EXERCISE INPUT >>

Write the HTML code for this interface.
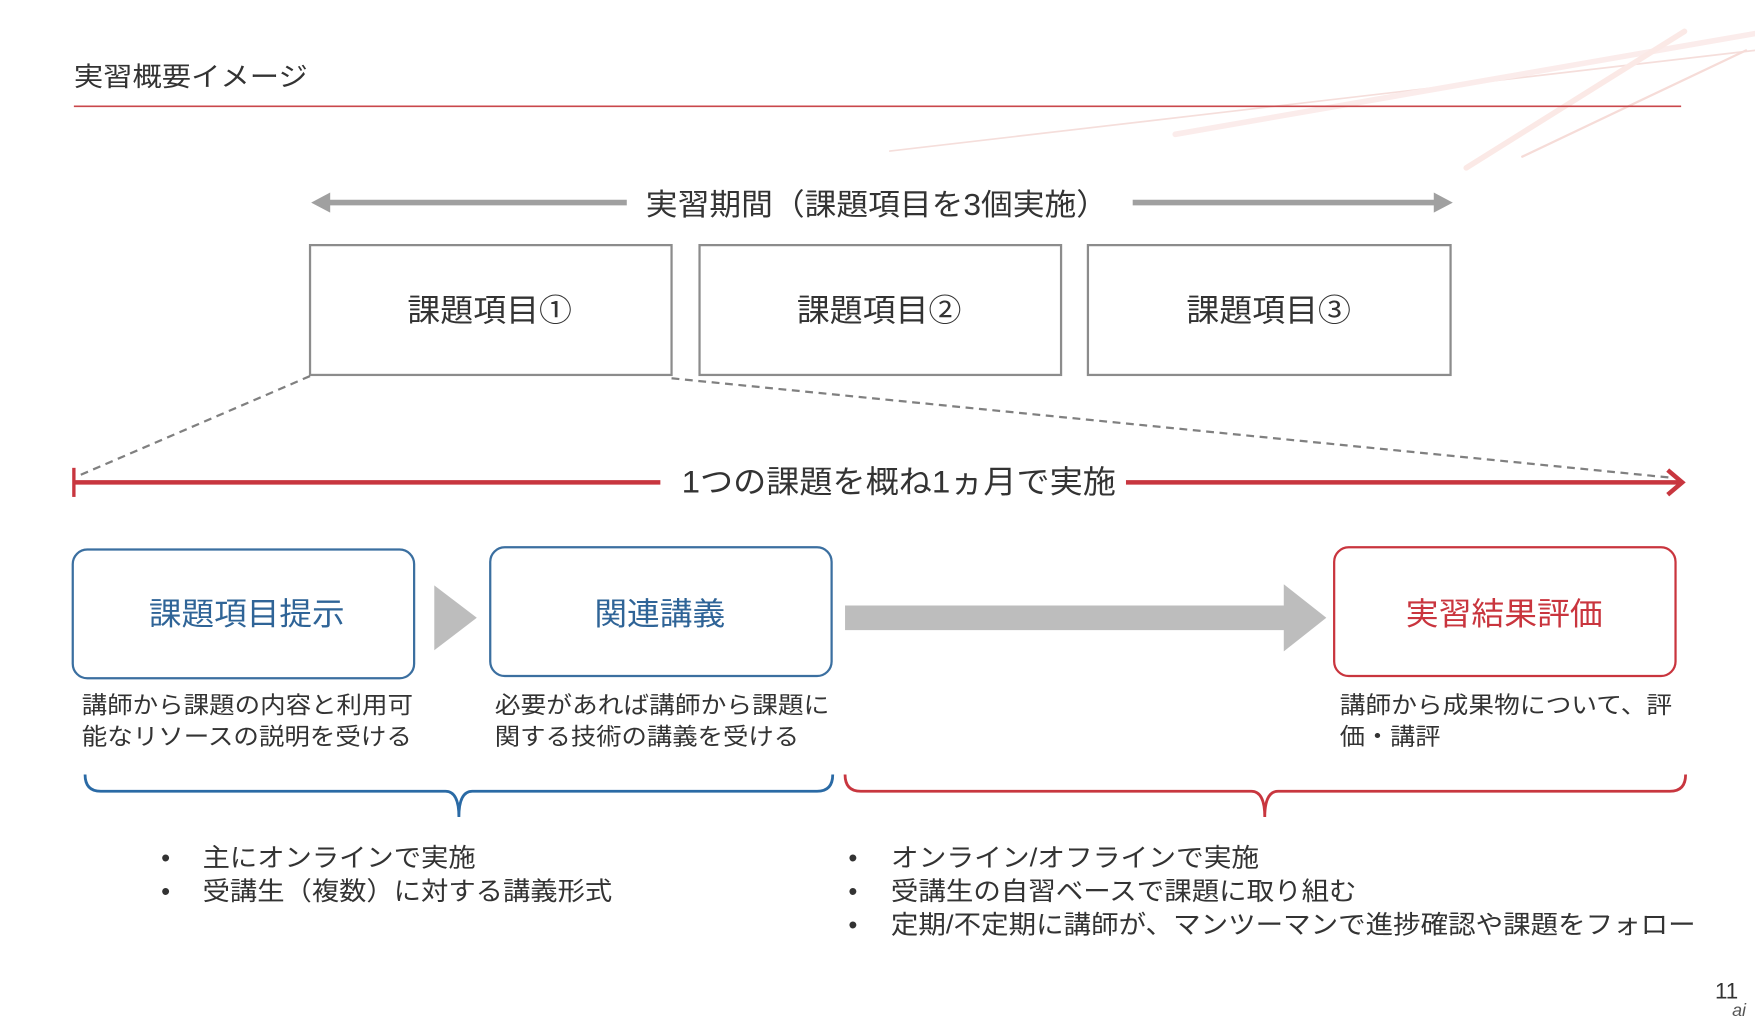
<!DOCTYPE html>
<html><head><meta charset="utf-8"><style>
html,body{margin:0;padding:0;background:#fff;}
svg{display:block;}
text{font-family:"Liberation Sans","Noto Sans CJK JP",sans-serif;}
</style></head><body>
<svg width="1755" height="1028" viewBox="0 0 1568 918.5" preserveAspectRatio="none" xmlns="http://www.w3.org/2000/svg">
<!-- decoration -->
<g stroke-linecap="round" fill="none">
<line x1="795" y1="135" x2="1568" y2="45" stroke="#f5dedb" stroke-width="1.5"/>
<line x1="1050" y1="120" x2="1568" y2="30" stroke="#fbeceb" stroke-width="5"/>
<line x1="1310" y1="150" x2="1505" y2="28" stroke="#fbe9e6" stroke-width="5"/>
<line x1="1360" y1="140" x2="1560" y2="45" stroke="#f6dcd8" stroke-width="2"/>
</g>
<text x="66" y="77" font-size="24" fill="#333" textLength="209" lengthAdjust="spacingAndGlyphs">実習概要イメージ</text>
<line x1="66" y1="95" x2="1502" y2="95" stroke="#c9474b" stroke-width="1.5"/>

<line x1="292" y1="181" x2="560" y2="181" stroke="#a0a0a0" stroke-width="5"/>
<path d="M278,181 L295,172 L295,190 z" fill="#a0a0a0"/>
<line x1="1012" y1="181" x2="1284" y2="181" stroke="#a0a0a0" stroke-width="5"/>
<path d="M1298,181 L1281,172 L1281,190 z" fill="#a0a0a0"/>
<text x="577" y="192" font-size="27" fill="#333" textLength="413" lengthAdjust="spacingAndGlyphs">実習期間（課題項目を3個実施）</text>

<g fill="#fff" stroke="#8c8c8c" stroke-width="2">
<rect x="277" y="219" width="323" height="116"/>
<rect x="625" y="219" width="323" height="116"/>
<rect x="972" y="219" width="324" height="116"/>
</g>
<g font-size="28" fill="#333">
<text x="364" y="287" textLength="147" lengthAdjust="spacingAndGlyphs">課題項目①</text>
<text x="712" y="287" textLength="147" lengthAdjust="spacingAndGlyphs">課題項目②</text>
<text x="1060" y="287" textLength="147" lengthAdjust="spacingAndGlyphs">課題項目③</text>
</g>

<g stroke="#808080" stroke-width="2" stroke-dasharray="7,5">
<line x1="277" y1="336" x2="68" y2="426"/>
<line x1="600" y1="338" x2="1495" y2="427"/>
</g>

<g stroke="#c8363f" stroke-width="4" fill="none">
<line x1="66" y1="431" x2="590" y2="431"/>
<line x1="1006" y1="431" x2="1502" y2="431"/>
<line x1="66" y1="418" x2="66" y2="444" stroke-width="3"/>
<path d="M1490,420 L1503,431 L1490,442" stroke-width="4"/>
</g>
<text x="609" y="440" font-size="28" fill="#333" textLength="388" lengthAdjust="spacingAndGlyphs">1つの課題を概ね1ヵ月で実施</text>

<rect x="65" y="491" width="305" height="115" rx="13" fill="#fff" stroke="#3b6fa0" stroke-width="2"/>
<rect x="438" y="489" width="305" height="115" rx="13" fill="#fff" stroke="#3b6fa0" stroke-width="2"/>
<rect x="1192" y="489" width="305" height="115" rx="13" fill="#fff" stroke="#c9353e" stroke-width="2"/>
<path d="M388,523 L426,552 L388,581 z" fill="#bdbdbd"/>
<rect x="755" y="541" width="394" height="22" fill="#bdbdbd"/>
<path d="M1147,522 L1185,552 L1147,582 z" fill="#bdbdbd"/>
<g font-size="28">
<text x="133" y="558" fill="#2f6497" textLength="175" lengthAdjust="spacingAndGlyphs">課題項目提示</text>
<text x="531" y="558" fill="#2f6497" textLength="117" lengthAdjust="spacingAndGlyphs">関連講義</text>
<text x="1256" y="558" fill="#c9353e" textLength="176" lengthAdjust="spacingAndGlyphs">実習結果評価</text>
</g>

<g font-size="21" fill="#333">
<text x="73" y="637" textLength="296" lengthAdjust="spacingAndGlyphs">講師から課題の内容と利用可</text>
<text x="73" y="665" textLength="295" lengthAdjust="spacingAndGlyphs">能なリソースの説明を受ける</text>
<text x="442" y="637" textLength="299" lengthAdjust="spacingAndGlyphs">必要があれば講師から課題に</text>
<text x="442" y="665" textLength="272" lengthAdjust="spacingAndGlyphs">関する技術の講義を受ける</text>
<text x="1197" y="637" textLength="297" lengthAdjust="spacingAndGlyphs">講師から成果物について、評</text>
<text x="1197" y="665" textLength="90" lengthAdjust="spacingAndGlyphs">価・講評</text>
</g>

<path d="M76,692 Q76,707 90,707 L398,707 Q410,707 410,730 Q410,707 422,707 L730,707 Q744,707 744,692" fill="none" stroke="#2a6aa5" stroke-width="2.5"/>
<path d="M755,692 Q755,707 769,707 L1118,707 Q1130,707 1130,730 Q1130,707 1142,707 L1492,707 Q1506,707 1506,692" fill="none" stroke="#c8363f" stroke-width="2.5"/>

<g font-size="23" fill="#333">
<text x="144" y="774">•</text><text x="181" y="774" textLength="244" lengthAdjust="spacingAndGlyphs">主にオンラインで実施</text>
<text x="144" y="804">•</text><text x="181" y="804" textLength="366" lengthAdjust="spacingAndGlyphs">受講生（複数）に対する講義形式</text>
<text x="758" y="774">•</text><text x="796" y="774" textLength="329" lengthAdjust="spacingAndGlyphs">オンライン/オフラインで実施</text>
<text x="758" y="804">•</text><text x="796" y="804" textLength="416" lengthAdjust="spacingAndGlyphs">受講生の自習ベースで課題に取り組む</text>
<text x="758" y="834">•</text><text x="796" y="834" textLength="719" lengthAdjust="spacingAndGlyphs">定期/不定期に講師が、マンツーマンで進捗確認や課題をフォロー</text>
</g>
<text x="1553" y="892" font-size="20" fill="#333" text-anchor="end">11</text>
<text x="1560" y="908" font-size="16" font-style="italic" fill="#555" text-anchor="end">ai</text>
</svg>
</body></html>
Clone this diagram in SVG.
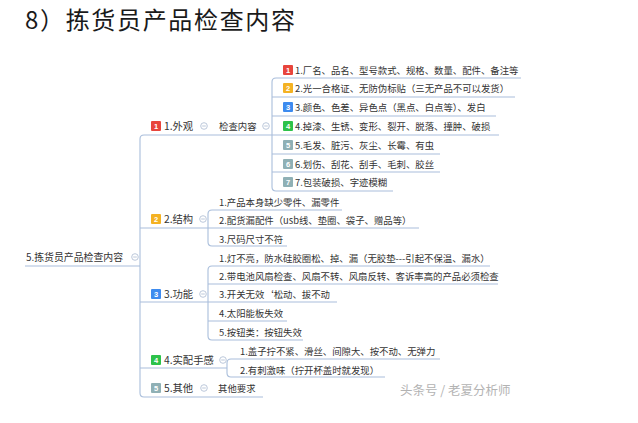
<svg xmlns="http://www.w3.org/2000/svg" width="638" height="423" viewBox="0 0 638 423">
<style>
text{font-family:"Noto Sans CJK SC","Noto Sans",sans-serif;fill:#333}
.t{font-size:24px;fill:#1a1a1a}
.r{font-size:9.9px}
.b{font-size:10.3px}
.i{font-size:9.4px}
.n{font-size:7.5px;fill:#fff;text-anchor:middle;font-family:"Liberation Sans",sans-serif;font-weight:bold}
.w{font-size:12.5px;fill:#b3b3b3}
.ln{fill:none;stroke:#a9bedb;stroke-width:1.1}
.ic{fill:none;stroke:#b4c2d6;stroke-width:0.9}
.c1{fill:#e8453c}.c2{fill:#f4b223}.c3{fill:#3d8bef}.c4{fill:#2dc24a}.c5{fill:#8fb0b5}
</style>
<defs>
<g id="icon"><circle r="3.3" class="ic"/><line x1="-1.8" x2="1.8" y1="0" y2="0" class="ic"/></g>
</defs>
<rect width="638" height="423" fill="#fff"/>
<text class="t" x="25" y="28.5" textLength="270" lengthAdjust="spacing">8）拣货员产品检查内容</text>

<g id="connectors">
<path class="ln" d="M25 266H140"/>
<path class="ln" d="M210 135H144Q140 135 140 139V393Q140 397 144 397H263"/>
<path class="ln" d="M140 228H208M140 302H208M140 368H227"/>
<path class="ln" d="M210 135H272"/>
<path class="ln" d="M521 78H276Q272 78 272 82V187Q272 191 276 191H393"/>
<path class="ln" d="M272 97H515M272 116H496M272 135H499M272 154H440M272 172H440"/>
<path class="ln" d="M342 210H212Q208 210 208 214V242Q208 246 212 246H287M208 228H419"/>
<path class="ln" d="M490 266H212Q208 266 208 270V336Q208 340 212 340H303M208 284H498M208 302H337M208 321H287"/>
<path class="ln" d="M440 359H231Q227 359 227 363V373Q227 377 231 377H385"/>
</g>

<g id="root">
<text class="r" x="26" y="261">5.拣货员产品检查内容</text>
<use href="#icon" x="135" y="257"/>
</g>

<g id="b1">
<rect x="151" y="121" width="10" height="10" rx="1" class="c1"/><text class="n" x="156" y="129">1</text>
<text class="b" x="164" y="130">1.外观</text>
<use href="#icon" x="204" y="126"/>
</g>
<g id="b1-sub">
<text class="i" x="219" y="130">检查内容</text>
<use href="#icon" x="266" y="126"/>
</g>
<g id="b1-items">
<rect x="283" y="65" width="10" height="10" rx="1" class="c1"/><text class="n" x="288" y="73">1</text>
<text class="i" x="295" y="73.5">1.厂名、品名、型号款式、规格、数量、配件、备注等</text>
<rect x="283" y="83" width="10" height="10" rx="1" class="c2"/><text class="n" x="288" y="91">2</text>
<text class="i" x="295" y="91.5">2.光一合格证、无防伪标贴（三无产品不可以发货）</text>
<rect x="283" y="102" width="10" height="10" rx="1" class="c3"/><text class="n" x="288" y="110">3</text>
<text class="i" x="295" y="110.5">3.颜色、色差、异色点（黑点、白点等）、发白</text>
<rect x="283" y="121" width="10" height="10" rx="1" class="c4"/><text class="n" x="288" y="129">4</text>
<text class="i" x="295" y="129.5">4.掉漆、生锈、变形、裂开、脱落、撞肿、破损</text>
<rect x="283" y="140" width="10" height="10" rx="1" class="c5"/><text class="n" x="288" y="148">5</text>
<text class="i" x="295" y="148.5">5.毛发、脏污、灰尘、长霉、有虫</text>
<rect x="283" y="159" width="10" height="10" rx="1" class="c5"/><text class="n" x="288" y="167">6</text>
<text class="i" x="295" y="167.5">6.划伤、刮花、刮手、毛刺、胶丝</text>
<rect x="283" y="177" width="10" height="10" rx="1" class="c5"/><text class="n" x="288" y="185">7</text>
<text class="i" x="295" y="185.5">7.包装破损、字迹模糊</text>
</g>

<g id="b2">
<rect x="151" y="214" width="10" height="10" rx="1" class="c2"/><text class="n" x="156" y="222">2</text>
<text class="b" x="164" y="223">2.结构</text>
<use href="#icon" x="203" y="219"/>
<text class="i" x="219" y="205.5">1.产品本身缺少零件、漏零件</text>
<text class="i" x="219" y="223.5">2.配货漏配件（usb线、垫圈、袋子、赠品等）</text>
<text class="i" x="219" y="242.5">3.尺码尺寸不符</text>
</g>

<g id="b3">
<rect x="151" y="289" width="10" height="10" rx="1" class="c3"/><text class="n" x="156" y="297">3</text>
<text class="b" x="164" y="298">3.功能</text>
<use href="#icon" x="203" y="294"/>
<text class="i" x="219" y="261.5">1.灯不亮，防水硅胶圈松、掉、漏（无胶垫---引起不保温、漏水）</text>
<text class="i" x="219" y="279.5">2.带电池风扇检查、风扇不转、风扇反转、客诉率高的产品必须检查</text>
<text class="i" x="219" y="297.5">3.开关无效‘松动、拔不动</text>
<text class="i" x="219" y="316.5">4.太阳能板失效</text>
<text class="i" x="219" y="335.5">5.按钮类：按钮失效</text>
</g>

<g id="b4">
<rect x="151" y="355" width="10" height="10" rx="1" class="c4"/><text class="n" x="156" y="363">4</text>
<text class="b" x="164" y="364">4.实配手感</text>
<use href="#icon" x="223" y="360"/>
<text class="i" x="240" y="354.5">1.盖子拧不紧、滑丝、间隙大、按不动、无弹力</text>
<text class="i" x="240" y="373.5">2.有刺激味（拧开杯盖时就发现）</text>
</g>

<g id="b5">
<rect x="151" y="383" width="10" height="10" rx="1" class="c5"/><text class="n" x="156" y="391">5</text>
<text class="b" x="164" y="392">5.其他</text>
<use href="#icon" x="204" y="388"/>
<text class="i" x="218" y="391.5">其他要求</text>
</g>

<text class="w" x="400" y="394.5">头条号 / 老夏分析师</text>
</svg>
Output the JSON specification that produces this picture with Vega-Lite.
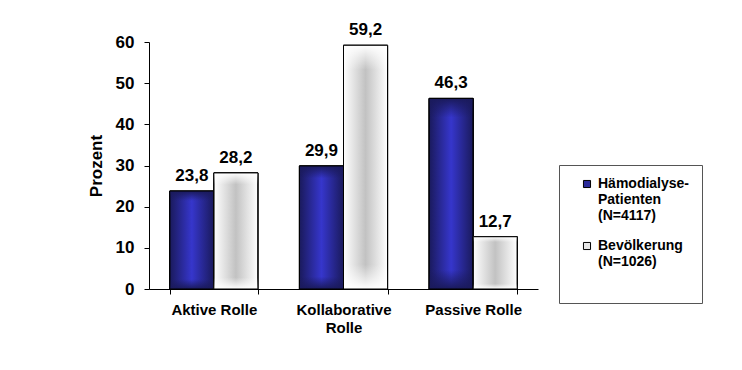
{
  "$schema": "https://vega.github.io/schema/vega-lite/v6.json",
  "width": 389,
  "height": 247,
  "autosize": {"type": "none"},
  "padding": {"left": 149, "top": 42, "right": 204, "bottom": 81},
  "background": "white",
  "config": {
    "font": "Liberation Sans",
    "view": {"stroke": null},
    "axis": {"domainColor": "black", "tickColor": "black", "grid": false, "labelColor": "black", "titleColor": "black", "labelFontWeight": "bold", "titleFontWeight": "bold"}
  },
  "data": {
    "values": [
      {"rolle": "Aktive Rolle", "gruppe": "Hämodialyse-Patienten (N=4117)", "wert": 23.8},
      {"rolle": "Aktive Rolle", "gruppe": "Bevölkerung (N=1026)", "wert": 28.2},
      {"rolle": "Kollaborative Rolle", "gruppe": "Hämodialyse-Patienten (N=4117)", "wert": 29.9},
      {"rolle": "Kollaborative Rolle", "gruppe": "Bevölkerung (N=1026)", "wert": 59.2},
      {"rolle": "Passive Rolle", "gruppe": "Hämodialyse-Patienten (N=4117)", "wert": 46.3},
      {"rolle": "Passive Rolle", "gruppe": "Bevölkerung (N=1026)", "wert": 12.7}
    ]
  },
  "transform": [
    {"calculate": "replace(format(datum.wert, '.1f'), '.', ',')", "as": "beschriftung"}
  ],
  "encoding": {
    "x": {
      "field": "rolle", "type": "nominal", "sort": null,
      "scale": {"paddingInner": 0.32, "paddingOuter": 0.16},
      "axis": {
        "title": null, "labelAngle": 0, "labelFontSize": 15, "labelPadding": 8, "tickSize": 5,
        "tickBand": "extent", "labelLineHeight": 18,
        "labelExpr": "datum.label == 'Kollaborative Rolle' ? ['Kollaborative', 'Rolle'] : datum.label"
      }
    },
    "xOffset": {"field": "gruppe", "type": "nominal", "sort": ["Hämodialyse-Patienten (N=4117)", "Bevölkerung (N=1026)"]},
    "y": {
      "field": "wert", "type": "quantitative",
      "scale": {"domain": [0, 60], "nice": false},
      "axis": {"title": "Prozent", "values": [0, 10, 20, 30, 40, 50, 60], "labelFontSize": 17, "titleFontSize": 17, "tickSize": 5, "labelPadding": 10, "titlePadding": 10}
    }
  },
  "layer": [
    {
      "mark": {"type": "bar", "stroke": "black", "strokeWidth": 1},
      "encoding": {
        "color": {
          "field": "gruppe", "type": "nominal",
          "scale": {"domain": ["Hämodialyse-Patienten (N=4117)", "Bevölkerung (N=1026)"], "range": ["#2a2a99", "#e6e6e6"]},
          "legend": {
            "title": " ", "titleOrient": "bottom", "titleFontSize": 14, "titlePadding": 8,
            "orient": "none", "legendX": 410, "legendY": 123,
            "padding": 12, "symbolOffset": 9,
            "strokeColor": "#555555", "fillColor": "white",
            "symbolType": "square", "symbolSize": 50, "symbolStrokeColor": "black", "symbolStrokeWidth": 1,
            "labelFontSize": 14, "labelFontWeight": "bold", "labelColor": "black", "labelLineHeight": 15.5,
            "labelOffset": 4, "labelLimit": 200, "rowPadding": 16,
            "labelExpr": "datum.label == 'Bevölkerung (N=1026)' ? ['Bevölkerung', '(N=1026)'] : ['Hämodialyse-', 'Patienten', '(N=4117)']"
          }
        }
      }
    },
    {
      "transform": [{"filter": "datum.gruppe == 'Hämodialyse-Patienten (N=4117)'"}],
      "mark": {
        "type": "bar", "stroke": "black", "strokeWidth": 1,
        "color": {"gradient": "linear", "x1": 0, "x2": 1, "y1": 0, "y2": 0,
          "stops": [{"offset": 0, "color": "#1a1a5c"}, {"offset": 0.5, "color": "#3636cc"}, {"offset": 1, "color": "#1a1a5c"}]}
      }
    },
    {
      "transform": [{"filter": "datum.gruppe == 'Hämodialyse-Patienten (N=4117)'"}],
      "mark": {
        "type": "bar", "stroke": "black", "strokeWidth": 1,
        "color": {"gradient": "linear", "x1": 0, "x2": 0, "y1": 0, "y2": 1,
          "stops": [{"offset": 0, "color": "rgba(26,26,92,1)"}, {"offset": 0.1, "color": "rgba(26,26,92,0)"}, {"offset": 0.9, "color": "rgba(26,26,92,0)"}, {"offset": 1, "color": "rgba(26,26,92,1)"}]}
      }
    },
    {
      "transform": [{"filter": "datum.gruppe == 'Bevölkerung (N=1026)'"}],
      "mark": {
        "type": "bar", "stroke": "black", "strokeWidth": 1,
        "color": {"gradient": "linear", "x1": 0, "x2": 1, "y1": 0, "y2": 0,
          "stops": [{"offset": 0, "color": "#ffffff"}, {"offset": 0.5, "color": "#c2c2c2"}, {"offset": 1, "color": "#ffffff"}]}
      }
    },
    {
      "transform": [{"filter": "datum.gruppe == 'Bevölkerung (N=1026)'"}],
      "mark": {
        "type": "bar", "stroke": "black", "strokeWidth": 1,
        "color": {"gradient": "linear", "x1": 0, "x2": 0, "y1": 0, "y2": 1,
          "stops": [{"offset": 0, "color": "rgba(255,255,255,1)"}, {"offset": 0.1, "color": "rgba(255,255,255,0)"}, {"offset": 0.9, "color": "rgba(255,255,255,0)"}, {"offset": 1, "color": "rgba(255,255,255,1)"}]}
      }
    },
    {
      "mark": {"type": "text", "baseline": "bottom", "dy": -6, "fontSize": 17, "fontWeight": "bold", "color": "black"},
      "encoding": {"text": {"field": "beschriftung"}}
    }
  ]
}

AIM OF THE TASK >>
Choose all lines containing the string "this" and copy them out.

SOLVED EXERCISE >>
Write the HTML code for this interface.
Clone this diagram in SVG.
Output the JSON specification that produces this picture with Vega-Lite.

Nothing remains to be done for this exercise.